Comment faire des économies ?
“Faire un meeting GT World Challenge Europe Powered by AWS en moins irait dans le bon sens tout en ayant deux meetings avec trois courses. Il faut être pragmatique car on risque d’aller d’un circuit à l’autre. Il faudra aussi des commissaires sportifs intransigeants pour éviter les sorties. Contrôler les essais privés serait également une décision positive car, cette année, on a vu des équipes qui comptent déjà plus de 20 jours d’essais, ce qui n’est pas dans l’esprit du GT3. Cela reste de la compétition-client même si le constructeur apporte un soutien. On a un manufacturier pneumatique unique, ce qui permet un meilleur contrôle avec la possibilité de délivrer un certain nombre de pneus pour l’année. Il faut avoir à l’esprit d’arrêter le bling-bling. Si on continue le train de vie qu’on a connu avant la pandémie, ça ne passera pas. Même la Formule 1 se décide à faire des économies. Faire attention aux équipes est primordial. Le côté économique est plus important que jamais.”
Conserver les autos actuelles plus longtemps permettrait également de réduire les coûts ?
“Prolonger la durée de vie des autos serait une sage décision, de même que conserver les règlements actuels. Il faut faire profil bas en 2020/2021, c’est la seule solution. Gagner des courses n’est pas la priorité du jour. Il faut garder les entreprises ouvertes. L’intérêt de tous est de rouler et d’économiser de l’argent. Ce qui me rassure, c’est qu’on pense toujours faire une saison 2020. Il faut faire le dos rond et attendre que ça passe. Croire que l’on va faire une saison 2020 normale est utopique. Il faut s’adapter car tout le monde va perdre de l’argent.”
Les promoteurs vont aussi devoir s’entendre…
“Mettre les 24 Heures du Nürburgring en même temps que le meeting Sprint de Budapest n’est pas un signe positif car tous les pilotes officiels roulent pour un constructeur et ils seront au Nürburgring.”
Disputer des courses à huis clos est faisable selon vous ?

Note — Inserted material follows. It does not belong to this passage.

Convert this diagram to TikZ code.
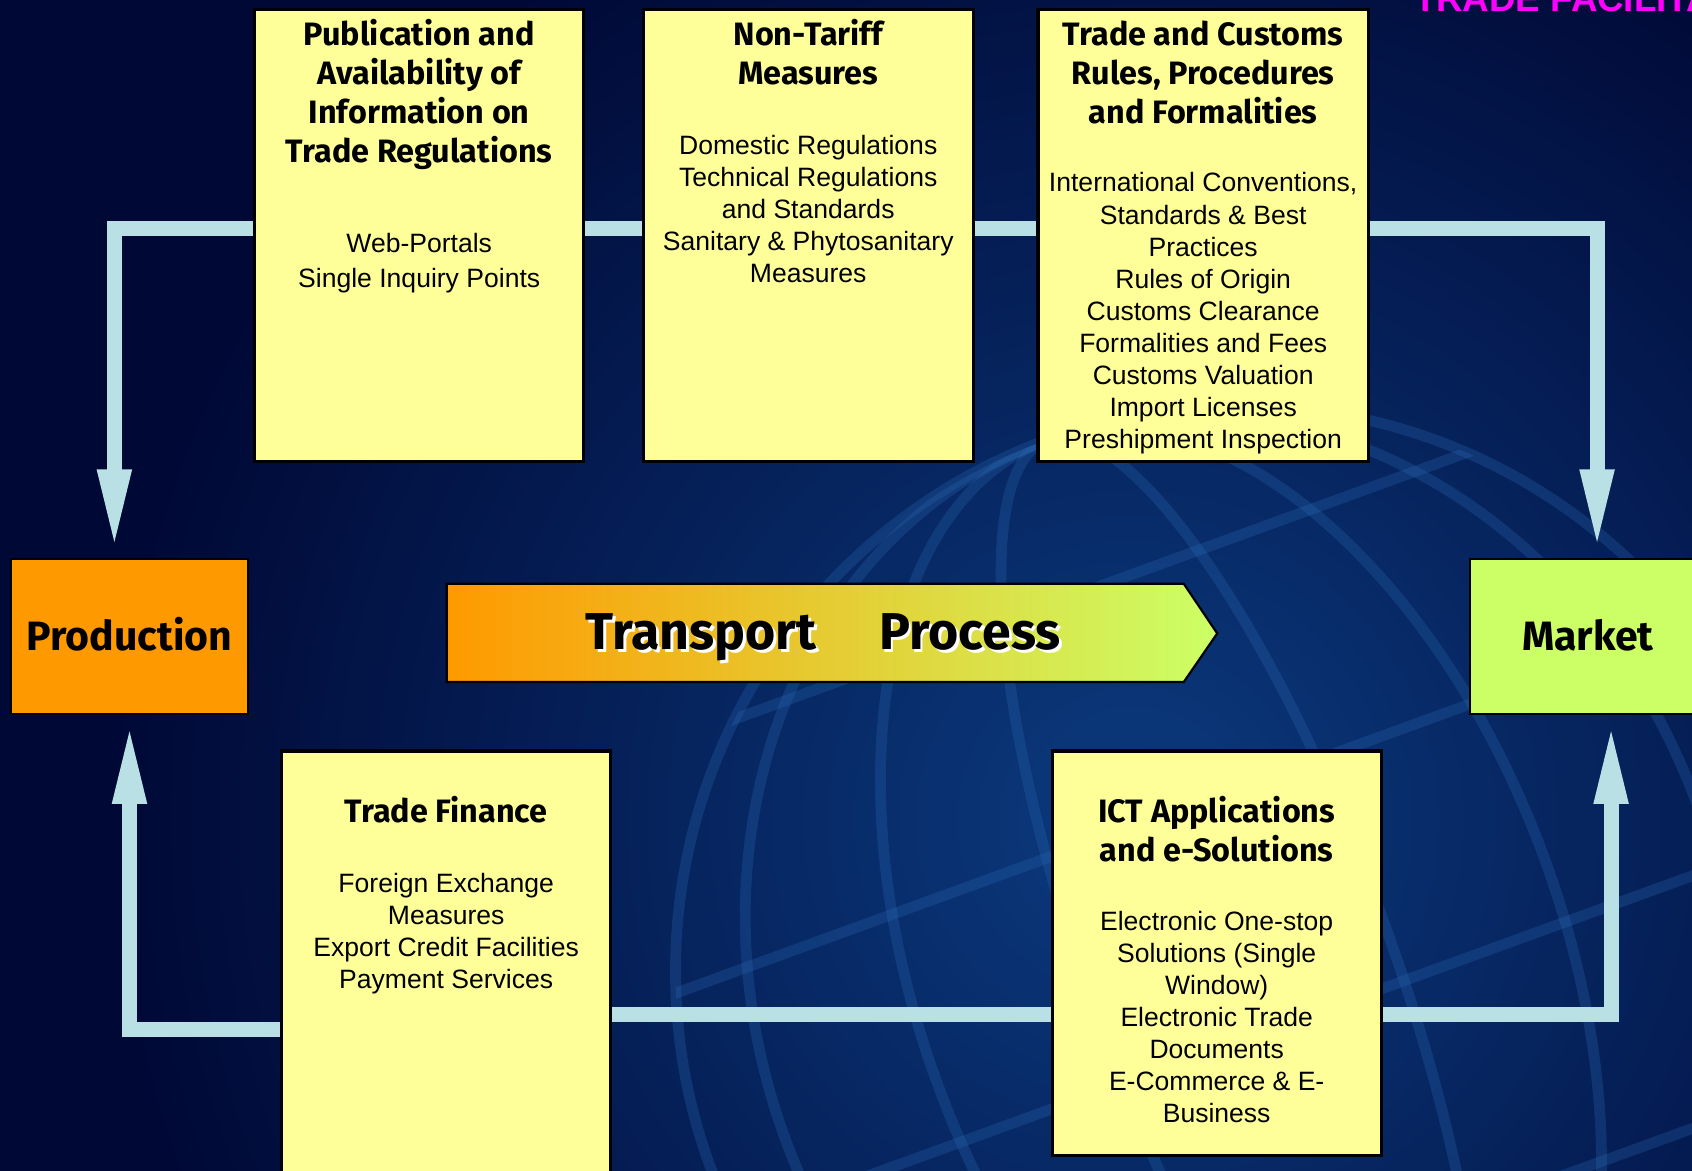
\documentclass[tikz,border=0pt]{standalone}
\usepackage{fontspec}
\setmainfont{Liberation Sans}
\newfontfamily\headfont{Fira Sans}
\usetikzlibrary{arrows.meta,fit}
\definecolor{bgdark}{HTML}{000835}
\definecolor{bglight}{HTML}{0B3A7E}
\definecolor{globec}{HTML}{2A6AB5}
\definecolor{yboxc}{HTML}{FFFF99}
\definecolor{prodc}{HTML}{FF9900}
\definecolor{mktc}{HTML}{CCFF66}
\definecolor{connc}{HTML}{B9E0E4}
\definecolor{titlec}{HTML}{FF00FF}
\pgfdeclarelayer{bglayer}
\pgfdeclarelayer{connlayer}
\pgfsetlayers{bglayer,connlayer,main}
\begin{document}
\begin{tikzpicture}[x=0.5pt,y=-0.5pt,
  yellowbox/.style={draw=black, line width=1.5pt, fill=yboxc, inner sep=0pt, outer sep=0pt},
  endbox/.style={draw=black, line width=1pt, inner sep=0pt, outer sep=0pt},
  headtxt/.style={inner sep=0pt, anchor=north, align=center, font=\headfont\bfseries\fontsize{15}{18}\selectfont},
  bodytxt/.style={inner sep=0pt, anchor=north, align=center, font=\fontsize{12.3}{14.85}\selectfont},
  bigtxt/.style={inner sep=0pt, anchor=base, font=\headfont\bfseries\fontsize{19}{22}\selectfont},
  tptxt/.style={inner sep=0pt, anchor=base, font=\headfont\bfseries\fontsize{24}{28}\selectfont},
  globe/.style={draw=globec, line width=5pt, opacity=0.28},
  conn/.style={draw=connc, line width=7pt},
  connarrow/.style={conn, -{Triangle[length=38.5pt, width=14pt]}},
]
\useasboundingbox (0,0) rectangle (1568,1085);

% ---------- background ----------
\begin{pgfonlayer}{bglayer}
\fill[bgdark] (0,0) rectangle (1568,1085);
\begin{scope}
  \clip (0,0) rectangle (1568,1085);
  \shade[inner color=bglight, outer color=bgdark] (1050,760) circle [radius=480pt];
  \begin{scope}[shift={(1150,900)}]
    \begin{scope}
      \clip (0,0) circle [radius=262pt];
      \begin{scope}[rotate=20]
        \foreach \r in {70,150,225} {
          \draw[globe] (0,0) ellipse [x radius=\r pt, y radius=262pt];
        }
        \foreach \yy in {-380,-160,60,280} {
          \draw[globe] (-700,\yy) -- (700,\yy);
        }
      \end{scope}
    \end{scope}
    \draw[globe] (0,0) circle [radius=262pt];
  \end{scope}
\end{scope}
\end{pgfonlayer}

% ---------- title ----------
\node[anchor=base west, inner sep=0pt, text=titlec, font=\bfseries\fontsize{17}{20}\selectfont] (title) at (1310,11) {TRADE FACILITATION};

% ---------- boxes ----------
\node[yellowbox, fit={(236,9)(541,428)}] (b1) {};
\node[yellowbox, fit={(596,9)(902,428)}] (b2) {};
\node[yellowbox, fit={(962,9)(1268,428)}] (b3) {};
\node[yellowbox, fit={(261,696)(566,1110)}] (b4) {};
\node[yellowbox, fit={(975,696)(1280,1071)}] (b5) {};
\node[endbox, fill=prodc, fit={(10,518)(230,662)}] (prod) {};
\node[endbox, fill=mktc, fit={(1362,518)(1600,662)}] (mkt) {};

% ---------- transport arrow ----------
\shade[left color=prodc, right color=mktc, draw=black, line width=1pt]
  (414,541) -- (1097,541) -- (1128,587) -- (1097,632) -- (414,632) -- cycle;
\node[tptxt, text=white] (tpshadow) at (765.5,605) {Transport\hspace{29pt}Process};
\node[tptxt] (tp) at (763,602) {Transport\hspace{29pt}Process};

% ---------- texts ----------
\node[bigtxt] (prodt) at (120,603) {Production};
\node[bigtxt] (mktt) at (1471.5,602.5) {Market};

\node[headtxt] (b1h) at (388.5,16.8) {\strut Publication and\\Availability of\\Information on\\Trade Regulations};
\node[bodytxt, font=\fontsize{12.3}{16}\selectfont] (b1b) at (388.5,211.6) {\strut Web-Portals\\Single Inquiry Points};

\node[headtxt] (b2h) at (749,16.8) {\strut Non-Tariff\\Measures};
\node[bodytxt] (b2b) at (749,121.7) {\strut Domestic Regulations\\Technical Regulations\\and Standards\\Sanitary \& Phytosanitary\\Measures};

\node[headtxt] (b3h) at (1115,16.8) {\strut Trade and Customs\\Rules, Procedures\\and Formalities};
\node[bodytxt] (b3b) at (1115,156.7) {\strut International Conventions,\\Standards \& Best\\Practices\\Rules of Origin\\Customs Clearance\\Formalities and Fees\\Customs Valuation\\Import Licenses\\Preshipment Inspection};

\node[headtxt] (b4h) at (413.5,736.8) {\strut Trade Finance};
\node[bodytxt] (b4b) at (413.5,805.7) {\strut Foreign Exchange\\Measures\\Export Credit Facilities\\Payment Services};

\node[headtxt] (b5h) at (1127.5,736.8) {\strut ICT Applications\\and e-Solutions};
\node[bodytxt] (b5b) at (1127.5,840.7) {\strut Electronic One-stop\\Solutions (Single\\Window)\\Electronic Trade\\Documents\\E-Commerce \& E-\\Business};

% ---------- connectors ----------
\coordinate (tl) at (106,212);
\coordinate (tr) at (1480,212);
\coordinate (bl) at (120,954);
\coordinate (br) at (1493,940.5);
\begin{pgfonlayer}{connlayer}
\draw[connarrow] (b1.west |- tl) -- (tl) -- ([yshift=3pt]prod.north -| tl);
\draw[conn] (b1.east |- tl) -- (b2.west |- tl);
\draw[conn] (b2.east |- tl) -- (b3.west |- tl);
\draw[connarrow] (b3.east |- tr) -- (tr) -- ([yshift=3pt]mkt.north -| tr);
\draw[connarrow] (b4.west |- bl) -- (bl) -- ([yshift=-3pt]prod.south -| bl);
\draw[conn] (b4.east |- br) -- (b5.west |- br);
\draw[connarrow] (b5.east |- br) -- (br) -- ([yshift=-3pt]mkt.south -| br);
\end{pgfonlayer}
\end{tikzpicture}
\end{document}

“Quel est le problème du huis clos ? On le fait bien dans d’autres sports. Quand Hugues de Chaunac dit qu’il y a un avant et qu’il y aura un après, il a raison. Le sport auto n’est jamais quelque chose de facile. Si on veut sa survie, il faut des décisions importantes. La priorité reste la survie. Il faut avoir le courage de faire une saison, avaler le fait que les courses puissent avoir lieu sans public et faire un maximum d’économies en prenant des décisions fortes en diminuant les dépenses des équipes de 25% : moins d’essais, moins de pneus, moins de déplacements, moins d’accidents. Le pouvoir sportif doit être costaud. S’il n’y a pas de 2020, il n’y aura pas de 2021 pour beaucoup. Chez Black Falcon, on a fait le choix de ne pas faire beaucoup d’essais et a posteriori, je m’en félicite (1 jour à Portimao, 2 au Paul Ricard, ndlr). Il va falloir sacrifier là où ça ne paie pas même si j’ai bien conscience que la performance est mon fond de commerce.”